Below are entries; tally how many lines hold the string "this" and answer with only that figure.

# [DATA RECORDS]

• • •

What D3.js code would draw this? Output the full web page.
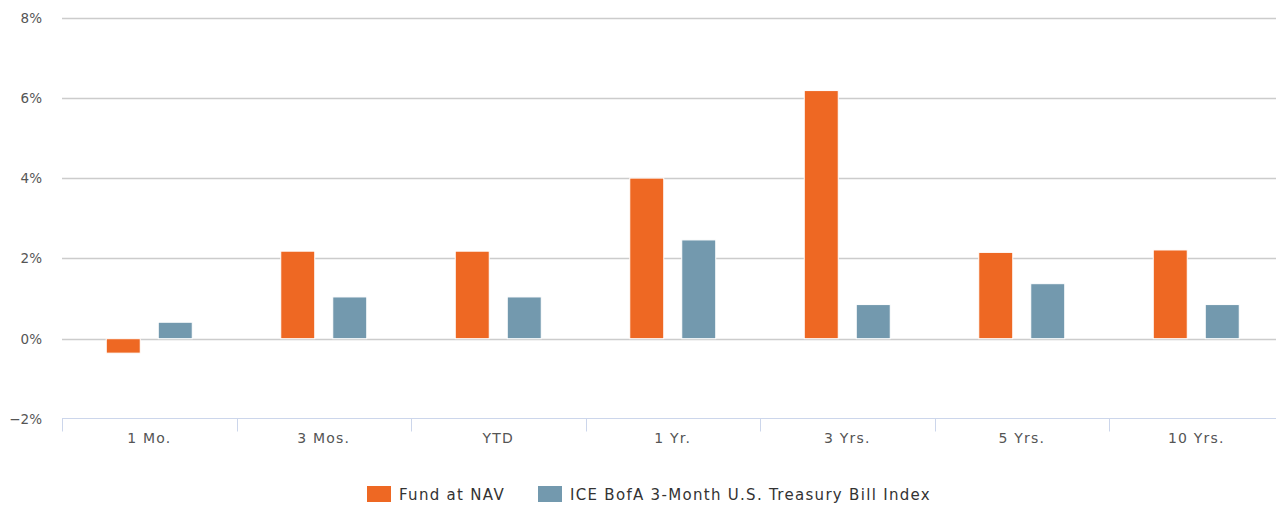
<!DOCTYPE html>
<html>
<head>
<meta charset="utf-8">
<script src="https://cdn.jsdelivr.net/npm/d3@7"></script>
<style>
  body { margin: 0; background: #fff; }
  svg { display: block; font-family: "DejaVu Sans", Verdana, sans-serif; }
</style>
</head>
<body>
<svg id="chart" width="1276" height="506"></svg>
<script>
var categories = ["1 Mo.", "3 Mos.", "YTD", "1 Yr.", "3 Yrs.", "5 Yrs.", "10 Yrs."];
var fundValues = [-0.36, 2.18, 2.18, 4.00, 6.18, 2.15, 2.21];
var indexValues = [0.41, 1.04, 1.04, 2.46, 0.85, 1.37, 0.85];
var seriesNames = ["Fund at NAV", "ICE BofA 3-Month U.S. Treasury Bill Index"];
var seriesColors = ["#ee6823", "#7399ae"];
var yTicks = [-2, 0, 2, 4, 6, 8];

var svg = d3.select("#chart");
var plotLeft = 62, plotRight = 1283.5, plotTop = 17.5, plotBottom = 419;

var x = d3.scaleBand().domain(categories).range([plotLeft, plotRight]);
var y = d3.scaleLinear().domain([-2, 8]).range([plotBottom, plotTop]);
var barW = 34, offset = 26;

// grid
svg.append("g").selectAll("line")
  .data(yTicks.filter(function(d){ return d !== -2; }))
  .enter().append("line")
  .attr("x1", plotLeft).attr("x2", 1276)
  .attr("y1", function(d){ return Math.round(y(d)) + 0.5; })
  .attr("y2", function(d){ return Math.round(y(d)) + 0.5; })
  .attr("stroke", "#cccccc").attr("stroke-width", 1.5);

// y labels
svg.append("g").selectAll("text")
  .data(yTicks)
  .enter().append("text")
  .attr("x", 42).attr("y", function(d){ return y(d) + 5; })
  .attr("text-anchor", "end")
  .attr("font-size", 13.5).attr("fill", "#555")
  .text(function(d){ return (d < 0 ? "\u2212" + (-d) : d) + "%"; });

// x axis
var gx = svg.append("g").attr("transform", "translate(0," + (Math.round(plotBottom) - 0.5) + ")");
gx.append("path").attr("d", "M" + plotLeft + ",0H1276").attr("stroke", "#ccd6eb").attr("fill", "none");
gx.selectAll(".edge").data(categories).enter().append("line")
  .attr("x1", function(d){ return Math.round(x(d)) + 0.5; })
  .attr("x2", function(d){ return Math.round(x(d)) + 0.5; })
  .attr("y1", 0).attr("y2", 13)
  .attr("stroke", "#ccd6eb");

svg.append("g").selectAll("text")
  .data(categories)
  .enter().append("text")
  .attr("x", function(d){ return x(d) + x.bandwidth() / 2; })
  .attr("y", 443)
  .attr("text-anchor", "middle")
  .attr("font-size", 14).attr("letter-spacing", "1.2px").attr("fill", "#555")
  .text(function(d){ return d; });

// bars
[fundValues, indexValues].forEach(function(vals, s) {
  svg.append("g").selectAll("rect")
    .data(vals)
    .enter().append("rect")
    .attr("x", function(d, i){ return x(categories[i]) + x.bandwidth() / 2 + (s === 0 ? -offset : offset) - barW / 2; })
    .attr("y", function(d){ return y(Math.max(0, d)); })
    .attr("width", barW)
    .attr("height", function(d){ return Math.abs(y(d) - y(0)); })
    .attr("fill", seriesColors[s])
    .attr("stroke", "#ffffff").attr("stroke-width", 1);
});

// legend
var legend = svg.append("g");
var lx = [367, 538];
seriesNames.forEach(function(name, i) {
  legend.append("rect")
    .attr("x", lx[i]).attr("y", 486).attr("width", 24).attr("height", 16)
    .attr("fill", seriesColors[i]);
  legend.append("text")
    .attr("x", lx[i] + 32).attr("y", 499.5)
    .attr("font-size", 15).attr("letter-spacing", "1.3px").attr("fill", "#333")
    .text(name);
});
</script>
</body>
</html>
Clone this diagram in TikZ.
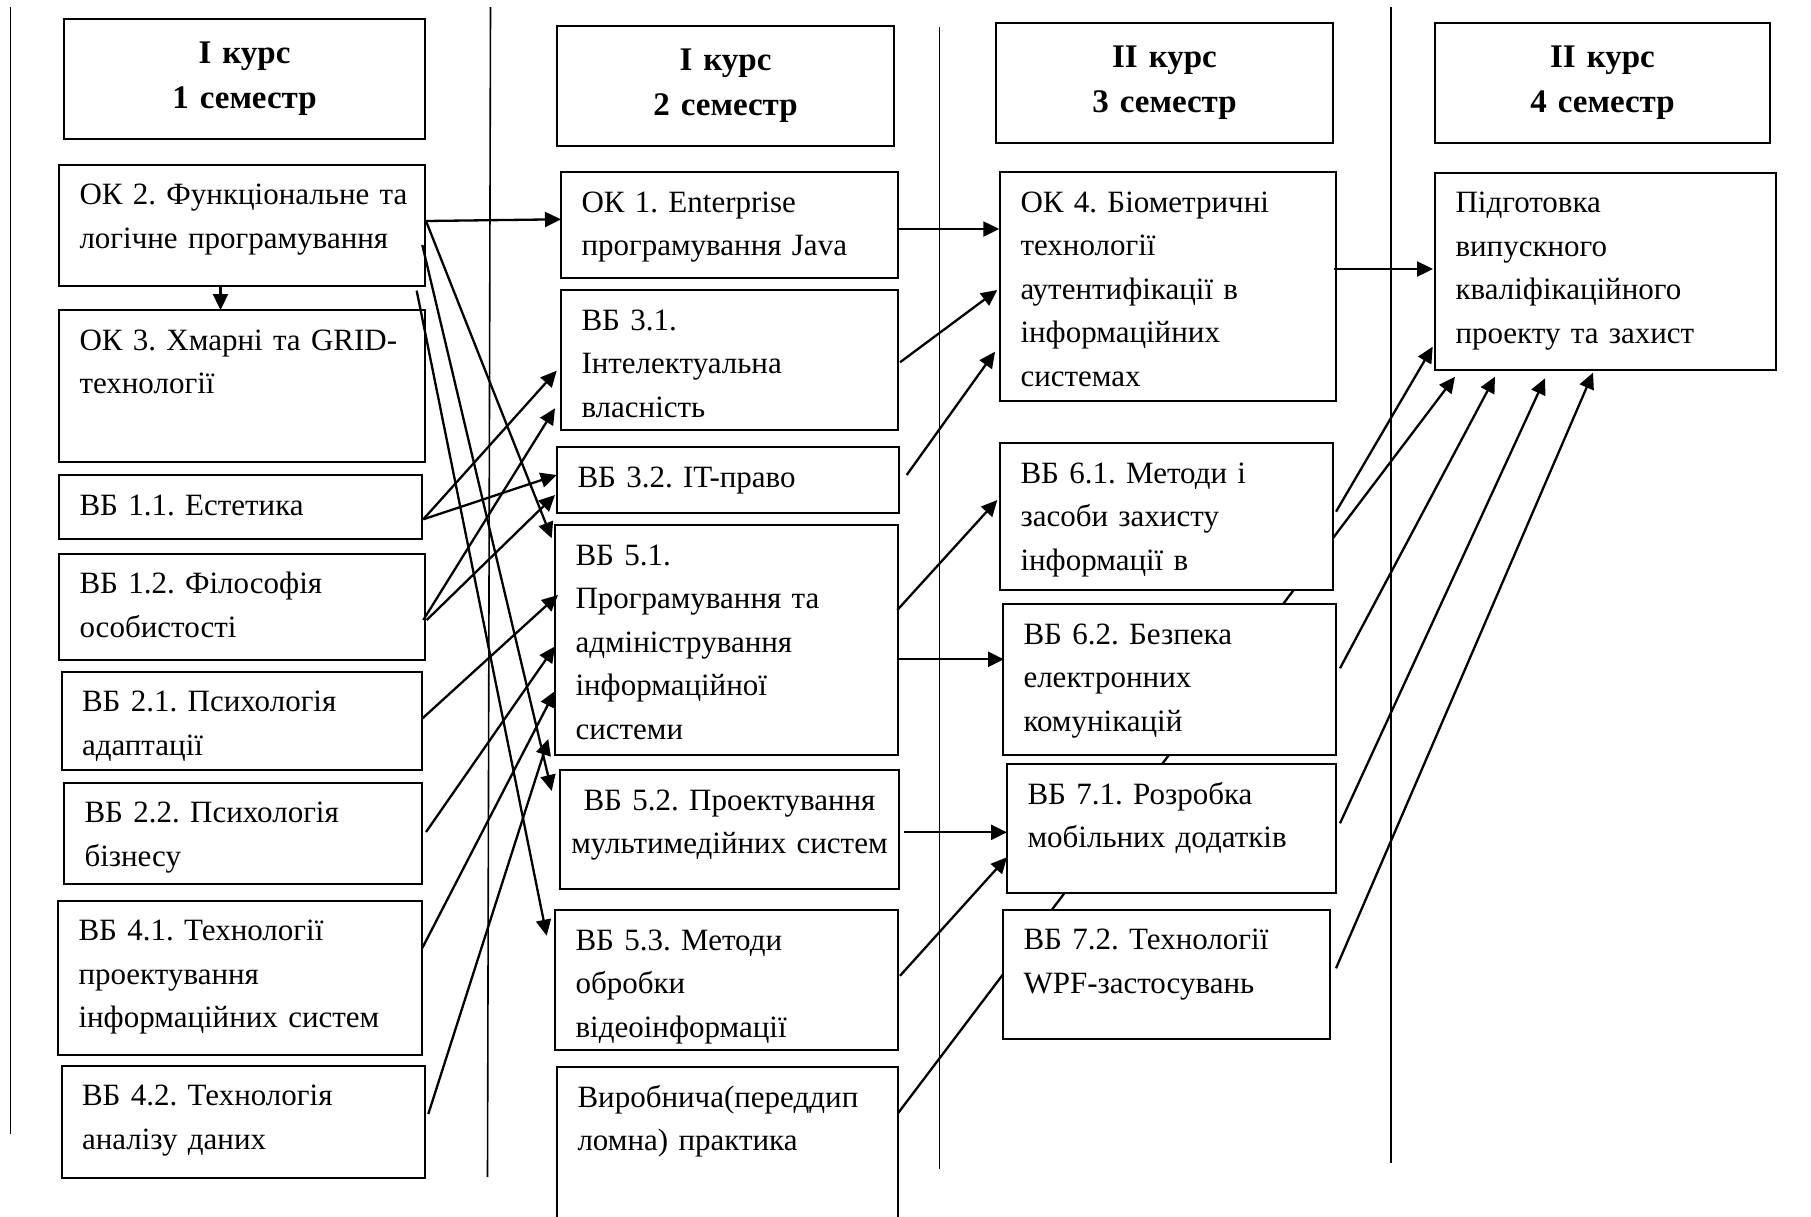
\documentclass[tikz,border=0pt]{standalone}
\usepackage{fontspec}
\setmainfont{Liberation Serif}
\frenchspacing
\usetikzlibrary{arrows.meta,calc,fit,backgrounds}
\newcommand\ubox[6]{%
  \node[box, fit={(#2,#3) (#4,#5)}] (#1) {};
  \node[txt, anchor=base west] (#1-t) at ($(#1.north west)+(20.5,40)$) {#6};}
\newcommand\hbx[6]{%
  \node[box, fit={(#2,#3) (#4,#5)}] (#1) {};
  \node[htxt, anchor=base] (#1-t) at ($(#1.north)+(0,44)$) {#6};}
\begin{document}
\begin{tikzpicture}[x=1pt,y=-1pt,
  box/.style={draw=black, line width=2pt, fill=white, inner sep=0pt, outer sep=0pt},
  txt/.style={inner sep=0pt, outer sep=0pt, text width=360pt, align=left, font=\fontsize{31}{43.5}\selectfont\frenchspacing},
  ctxt/.style={inner sep=0pt, outer sep=0pt, text width=340pt, align=center, font=\fontsize{31}{43.5}\selectfont\frenchspacing},
  htxt/.style={inner sep=0pt, outer sep=0pt, text width=330pt, align=center, font=\fontsize{33}{45}\selectfont\bfseries},
  conn/.style={line width=2.3pt, -{Triangle[length=16pt,width=15pt]}},
  divider/.style={line width=1.6pt}]
\useasboundingbox (0,0) rectangle (1811,1216);

% dividers
\draw[divider] (10.4,7) -- (10.4,1134);
\draw[divider] (490.5,7) -- (487.5,1177);
\draw[divider] (939.5,27) -- (939.5,1169);
\draw[divider] (1391,7) -- (1391,1163);

% headers
\hbx{h1}{64}{19}{425}{139}{І курс\\1 семестр}
\hbx{h2}{557}{26}{894}{146}{І курс\\2 семестр}
\hbx{h3}{996}{23}{1333}{143}{ІІ курс\\3 семестр}
\hbx{h4}{1435}{23}{1770}{143}{ІІ курс\\4 семестр}

% column 1
\ubox{ok2}{59}{164.5}{425}{285.5}{ОК 2. Функціональне та\\логічне програмування}
\ubox{ok3}{59}{310}{425}{462}{ОК 3. Хмарні та GRID-\\технології}
\ubox{b11}{59}{475}{422}{538.5}{ВБ 1.1. Естетика}
\ubox{b12}{59}{553.6}{425}{659.7}{ВБ 1.2. Філософія\\особистості}
\ubox{b21}{61.5}{671.5}{422}{770}{ВБ 2.1. Психологія\\адаптації}
\ubox{b22}{64}{782.7}{422}{883.7}{ВБ 2.2. Психологія\\бізнесу}
\ubox{b41}{58}{900.6}{422}{1055}{ВБ 4.1. Технології\\проектування\\інформаційних систем}
\ubox{b42}{61.5}{1065.6}{425}{1177.6}{ВБ 4.2. Технологія\\аналізу даних}

% column 2
\ubox{ok1}{561}{172}{898}{278}{ОК 1. Enterprise\\програмування Java}
\ubox{b31}{561}{290}{898}{430}{ВБ 3.1.\\Інтелектуальна\\власність}
\ubox{b32}{557}{447}{899}{513}{ВБ 3.2. IT-право}
\ubox{b51}{555}{525}{898}{755}{ВБ 5.1.\\Програмування та\\адміністрування\\інформаційної\\системи}
\node[box, fit={(560,770) (899,889)}] (b52) {};
\node[ctxt, anchor=base] (b52-t) at ($(b52.north)+(0,40)$) {ВБ 5.2. Проектування\\мультимедійних систем};
\ubox{b53}{555}{910}{898}{1050}{ВБ 5.3. Методи\\обробки\\відеоінформації}
\ubox{vyr}{557}{1067.3}{898}{1245}{Виробнича(переддип\\ломна) практика}

% column 3
\ubox{ok4}{1000}{172}{1336}{401}{ОК 4. Біометричні\\технології\\аутентифікації в\\інформаційних\\системах}
\ubox{b61}{1000}{443}{1333}{590}{ВБ 6.1. Методи і\\засоби захисту\\інформації в}
\ubox{b62}{1003}{604}{1336}{755}{ВБ 6.2. Безпека\\електронних\\комунікацій}
\ubox{b71}{1007}{764}{1336}{893}{ВБ 7.1. Розробка\\мобільних додатків}
\ubox{b72}{1003}{909.6}{1330}{1039}{ВБ 7.2. Технології\\WPF-застосувань}

% column 4
\ubox{pid}{1435}{172.7}{1775.6}{370}{Підготовка\\випускного\\кваліфікаційного\\проекту та захист}

% connector hidden behind boxes
\begin{scope}[on background layer]
\draw[conn] ($(vyr.north east)+(0.3,45.5)$) -- ($(pid.south west)+(20,6.7)$);
\end{scope}

% connectors
\draw[conn] ($(ok2.north east)+(1,56.5)$) -- ($(ok1.north west)+(0,47.3)$);
\draw[conn] ($(ok2.south west)+(161.5,0)$) -- ($(ok3.north west)+(161.5,0)$);
\draw[conn] ($(ok2.north east)+(1,56.5)$) -- ($(b51.north west)+(-3.3,13.3)$);
\draw[conn] ($(ok2.north east)+(-2.7,80.5)$) -- ($(b52.north west)+(-8.3,21)$);
\draw[conn] ($(ok3.north east)+(-8.3,-19.3)$) -- ($(b53.north west)+(-8.3,25.7)$);
\draw[conn] ($(b11.north east)+(1.3,44.3)$) -- ($(b31.north west)+(-4.3,80.7)$);
\draw[conn] ($(b11.north east)+(1.3,44.3)$) -- ($(b32.north west)+(-0.3,28)$);
\draw[conn] ($(b12.north east)+(-1.7,66.4)$) -- ($(b31.north west)+(-6,118.3)$);
\draw[conn] ($(b12.north east)+(1.7,66.4)$) -- ($(b32.north west)+(-2,48)$);
\draw[conn] ($(b21.north east)+(0.3,47)$) -- ($(b51.north west)+(3,70)$);
\draw[conn] ($(b22.north east)+(4,49.3)$) -- ($(b51.north west)+(0,121.4)$);
\draw[conn] ($(b41.north east)+(0.3,47.4)$) -- ($(b51.north west)+(0,166)$);
\draw[conn] ($(b42.north east)+(3.3,48.4)$) -- ($(b51.north west)+(-6.7,214)$);
\draw[conn] ($(ok1.north east)+(0.3,57)$) -- ($(ok4.north west)+(-0.7,57)$);
\draw[conn] ($(b31.north east)+(2,72.3)$) -- ($(ok4.north west)+(-2.7,118)$);
\draw[conn] ($(b32.north east)+(7.7,28)$) -- ($(ok4.north west)+(-5,179.7)$);
\draw[conn] ($(b51.north east)+(-0.7,85)$) -- ($(b61.north west)+(-2.7,57)$);
\draw[conn] ($(b51.north east)+(0.3,134.3)$) -- ($(b62.north west)+(1,55.3)$);
\draw[conn] ($(b52.north east)+(5,62.3)$) -- ($(b71.north west)+(0,68.3)$);
\draw[conn] ($(b53.north east)+(2,65.8)$) -- ($(b71.north west)+(0,93.2)$);
\draw[conn] ($(ok4.north east)+(-2,97)$) -- ($(pid.north west)+(-2,96.3)$);
\draw[conn] ($(b61.north east)+(3,68.7)$) -- ($(pid.south west)+(-2.3,-23.3)$);
\draw[conn] ($(b62.north east)+(4,64.3)$) -- ($(pid.south west)+(60,6.7)$);
\draw[conn] ($(b71.north east)+(4,59.3)$) -- ($(pid.south west)+(110,8.3)$);
\draw[conn] ($(b72.north east)+(6,58.7)$) -- ($(pid.south west)+(158,2.7)$);
\end{tikzpicture}
\end{document}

• • •

# [CORRECT RESPONSE]
2